* [Material to process]:
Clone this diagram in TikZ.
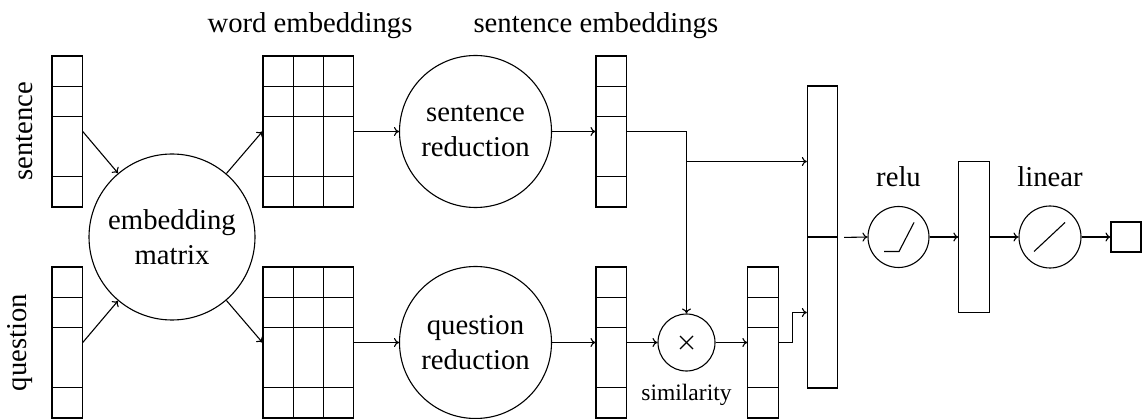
--
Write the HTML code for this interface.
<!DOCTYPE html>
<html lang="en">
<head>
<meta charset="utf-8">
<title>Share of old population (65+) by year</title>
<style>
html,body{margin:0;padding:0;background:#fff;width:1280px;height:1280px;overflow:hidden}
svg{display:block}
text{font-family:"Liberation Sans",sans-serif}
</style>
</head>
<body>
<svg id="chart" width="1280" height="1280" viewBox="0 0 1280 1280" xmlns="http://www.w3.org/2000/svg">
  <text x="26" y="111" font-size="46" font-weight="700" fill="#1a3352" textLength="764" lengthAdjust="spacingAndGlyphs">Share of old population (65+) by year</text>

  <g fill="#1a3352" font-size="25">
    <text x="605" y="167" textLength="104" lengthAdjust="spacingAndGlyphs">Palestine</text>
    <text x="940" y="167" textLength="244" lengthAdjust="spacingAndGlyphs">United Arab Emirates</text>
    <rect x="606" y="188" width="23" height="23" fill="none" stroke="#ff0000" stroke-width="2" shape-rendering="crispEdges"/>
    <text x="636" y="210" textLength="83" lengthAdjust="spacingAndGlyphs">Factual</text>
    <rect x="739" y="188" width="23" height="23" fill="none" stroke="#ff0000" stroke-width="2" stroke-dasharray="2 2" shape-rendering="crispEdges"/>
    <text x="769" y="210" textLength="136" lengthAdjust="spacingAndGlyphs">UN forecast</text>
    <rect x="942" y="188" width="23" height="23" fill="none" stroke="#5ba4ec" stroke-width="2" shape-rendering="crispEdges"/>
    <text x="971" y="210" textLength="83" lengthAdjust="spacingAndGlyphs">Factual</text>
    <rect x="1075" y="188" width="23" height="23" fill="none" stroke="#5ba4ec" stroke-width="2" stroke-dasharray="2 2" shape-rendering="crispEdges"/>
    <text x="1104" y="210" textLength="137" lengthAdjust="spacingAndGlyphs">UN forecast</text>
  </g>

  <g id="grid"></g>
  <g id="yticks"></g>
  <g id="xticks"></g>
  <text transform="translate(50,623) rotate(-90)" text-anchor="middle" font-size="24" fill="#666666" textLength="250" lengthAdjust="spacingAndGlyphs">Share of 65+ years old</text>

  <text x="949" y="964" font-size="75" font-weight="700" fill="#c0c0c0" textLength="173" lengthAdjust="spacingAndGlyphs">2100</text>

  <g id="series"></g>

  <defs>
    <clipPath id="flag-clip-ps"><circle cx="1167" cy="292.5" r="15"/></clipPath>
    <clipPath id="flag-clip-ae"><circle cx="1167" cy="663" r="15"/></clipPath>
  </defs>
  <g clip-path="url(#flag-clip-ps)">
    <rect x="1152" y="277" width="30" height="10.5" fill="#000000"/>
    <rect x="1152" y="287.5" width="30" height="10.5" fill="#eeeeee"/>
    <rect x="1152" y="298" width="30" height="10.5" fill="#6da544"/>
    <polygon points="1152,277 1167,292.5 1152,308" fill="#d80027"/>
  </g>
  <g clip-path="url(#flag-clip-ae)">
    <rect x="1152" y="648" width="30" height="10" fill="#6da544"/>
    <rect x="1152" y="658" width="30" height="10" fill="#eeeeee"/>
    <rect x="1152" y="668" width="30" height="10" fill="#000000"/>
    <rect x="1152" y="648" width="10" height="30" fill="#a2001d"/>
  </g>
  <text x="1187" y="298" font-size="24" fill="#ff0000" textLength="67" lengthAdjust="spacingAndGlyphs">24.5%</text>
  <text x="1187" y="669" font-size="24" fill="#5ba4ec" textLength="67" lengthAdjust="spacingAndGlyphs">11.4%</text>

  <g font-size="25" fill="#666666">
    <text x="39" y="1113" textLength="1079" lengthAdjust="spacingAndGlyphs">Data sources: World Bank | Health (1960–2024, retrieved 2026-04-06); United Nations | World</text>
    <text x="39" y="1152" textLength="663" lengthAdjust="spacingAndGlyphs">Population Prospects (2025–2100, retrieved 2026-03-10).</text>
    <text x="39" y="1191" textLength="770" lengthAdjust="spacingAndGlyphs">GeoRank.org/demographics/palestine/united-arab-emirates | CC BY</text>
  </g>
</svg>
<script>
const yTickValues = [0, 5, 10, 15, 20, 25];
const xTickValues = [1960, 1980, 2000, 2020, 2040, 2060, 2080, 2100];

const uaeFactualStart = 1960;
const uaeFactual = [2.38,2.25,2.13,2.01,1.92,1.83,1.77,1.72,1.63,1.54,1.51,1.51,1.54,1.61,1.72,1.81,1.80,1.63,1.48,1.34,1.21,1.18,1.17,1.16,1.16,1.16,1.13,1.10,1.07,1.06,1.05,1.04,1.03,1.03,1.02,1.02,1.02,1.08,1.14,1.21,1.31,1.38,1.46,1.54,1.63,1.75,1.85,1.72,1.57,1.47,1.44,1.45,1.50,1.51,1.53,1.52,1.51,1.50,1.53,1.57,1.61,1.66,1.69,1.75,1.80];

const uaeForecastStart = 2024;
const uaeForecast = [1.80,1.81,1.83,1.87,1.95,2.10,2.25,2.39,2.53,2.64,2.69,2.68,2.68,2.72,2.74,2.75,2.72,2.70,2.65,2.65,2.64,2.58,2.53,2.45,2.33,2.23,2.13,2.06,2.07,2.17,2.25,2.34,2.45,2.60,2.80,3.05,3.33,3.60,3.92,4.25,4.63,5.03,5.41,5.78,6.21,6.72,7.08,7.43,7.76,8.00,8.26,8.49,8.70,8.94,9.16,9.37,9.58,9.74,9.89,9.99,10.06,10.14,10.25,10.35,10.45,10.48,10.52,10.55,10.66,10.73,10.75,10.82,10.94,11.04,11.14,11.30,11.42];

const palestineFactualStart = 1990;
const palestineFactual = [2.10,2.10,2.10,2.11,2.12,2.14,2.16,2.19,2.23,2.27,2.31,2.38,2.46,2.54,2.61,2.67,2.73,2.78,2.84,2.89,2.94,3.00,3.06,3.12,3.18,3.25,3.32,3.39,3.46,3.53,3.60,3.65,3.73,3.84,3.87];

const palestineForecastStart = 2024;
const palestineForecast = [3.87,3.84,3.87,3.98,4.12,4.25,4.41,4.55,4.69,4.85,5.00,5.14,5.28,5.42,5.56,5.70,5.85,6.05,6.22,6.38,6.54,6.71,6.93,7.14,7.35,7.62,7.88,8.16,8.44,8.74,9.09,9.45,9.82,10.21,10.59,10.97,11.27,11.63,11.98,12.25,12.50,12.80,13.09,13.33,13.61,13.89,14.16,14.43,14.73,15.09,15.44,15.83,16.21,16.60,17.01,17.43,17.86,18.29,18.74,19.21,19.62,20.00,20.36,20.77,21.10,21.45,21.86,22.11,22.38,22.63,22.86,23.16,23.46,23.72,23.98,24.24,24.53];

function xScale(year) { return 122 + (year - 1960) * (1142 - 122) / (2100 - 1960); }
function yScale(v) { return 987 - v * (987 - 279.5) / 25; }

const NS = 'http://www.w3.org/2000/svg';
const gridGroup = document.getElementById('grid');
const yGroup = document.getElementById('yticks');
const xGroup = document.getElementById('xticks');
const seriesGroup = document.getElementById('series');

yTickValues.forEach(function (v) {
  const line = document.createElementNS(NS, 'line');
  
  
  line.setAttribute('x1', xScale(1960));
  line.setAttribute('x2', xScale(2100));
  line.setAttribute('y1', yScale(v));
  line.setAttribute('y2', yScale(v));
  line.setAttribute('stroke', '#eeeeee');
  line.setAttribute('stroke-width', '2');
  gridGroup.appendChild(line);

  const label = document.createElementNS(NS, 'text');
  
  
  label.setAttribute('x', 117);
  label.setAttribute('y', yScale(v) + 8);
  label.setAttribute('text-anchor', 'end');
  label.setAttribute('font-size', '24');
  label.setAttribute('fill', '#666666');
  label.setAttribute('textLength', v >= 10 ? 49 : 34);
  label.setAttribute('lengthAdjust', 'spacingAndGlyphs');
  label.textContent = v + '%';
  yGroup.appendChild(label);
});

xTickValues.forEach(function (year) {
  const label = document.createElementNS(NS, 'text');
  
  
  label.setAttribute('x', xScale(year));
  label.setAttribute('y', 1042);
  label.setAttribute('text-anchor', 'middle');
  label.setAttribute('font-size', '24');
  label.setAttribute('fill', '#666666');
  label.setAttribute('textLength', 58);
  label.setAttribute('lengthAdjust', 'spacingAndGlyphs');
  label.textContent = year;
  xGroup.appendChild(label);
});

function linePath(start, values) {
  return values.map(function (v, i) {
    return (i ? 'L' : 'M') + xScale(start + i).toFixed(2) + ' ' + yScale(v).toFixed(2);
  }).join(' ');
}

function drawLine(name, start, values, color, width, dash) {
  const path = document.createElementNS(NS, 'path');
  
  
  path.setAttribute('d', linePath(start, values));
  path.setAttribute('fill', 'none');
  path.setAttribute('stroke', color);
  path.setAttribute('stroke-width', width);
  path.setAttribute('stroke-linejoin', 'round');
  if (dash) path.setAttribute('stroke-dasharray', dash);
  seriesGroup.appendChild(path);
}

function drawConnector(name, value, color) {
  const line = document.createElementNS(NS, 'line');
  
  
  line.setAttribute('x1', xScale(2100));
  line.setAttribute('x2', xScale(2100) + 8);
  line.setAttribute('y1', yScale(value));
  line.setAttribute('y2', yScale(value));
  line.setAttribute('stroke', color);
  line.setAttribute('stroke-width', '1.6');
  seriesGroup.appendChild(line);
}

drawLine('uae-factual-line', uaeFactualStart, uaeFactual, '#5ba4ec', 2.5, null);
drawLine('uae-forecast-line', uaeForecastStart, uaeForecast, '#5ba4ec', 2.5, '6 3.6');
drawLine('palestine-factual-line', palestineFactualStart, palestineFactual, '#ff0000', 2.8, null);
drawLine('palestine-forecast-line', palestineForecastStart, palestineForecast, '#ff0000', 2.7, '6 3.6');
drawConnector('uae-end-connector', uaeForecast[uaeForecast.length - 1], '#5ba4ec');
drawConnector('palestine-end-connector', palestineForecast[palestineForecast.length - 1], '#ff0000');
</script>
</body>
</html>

* [Set task]: Repeat exactly the lines from the one that contains "Write the HTML code for this interface." through the one that contains "(65+) by year</text>", and only those.

* [Completed task]:
Write the HTML code for this interface.
<!DOCTYPE html>
<html lang="en">
<head>
<meta charset="utf-8">
<title>Share of old population (65+) by year</title>
<style>
html,body{margin:0;padding:0;background:#fff;width:1280px;height:1280px;overflow:hidden}
svg{display:block}
text{font-family:"Liberation Sans",sans-serif}
</style>
</head>
<body>
<svg id="chart" width="1280" height="1280" viewBox="0 0 1280 1280" xmlns="http://www.w3.org/2000/svg">
  <text x="26" y="111" font-size="46" font-weight="700" fill="#1a3352" textLength="764" lengthAdjust="spacingAndGlyphs">Share of old population (65+) by year</text>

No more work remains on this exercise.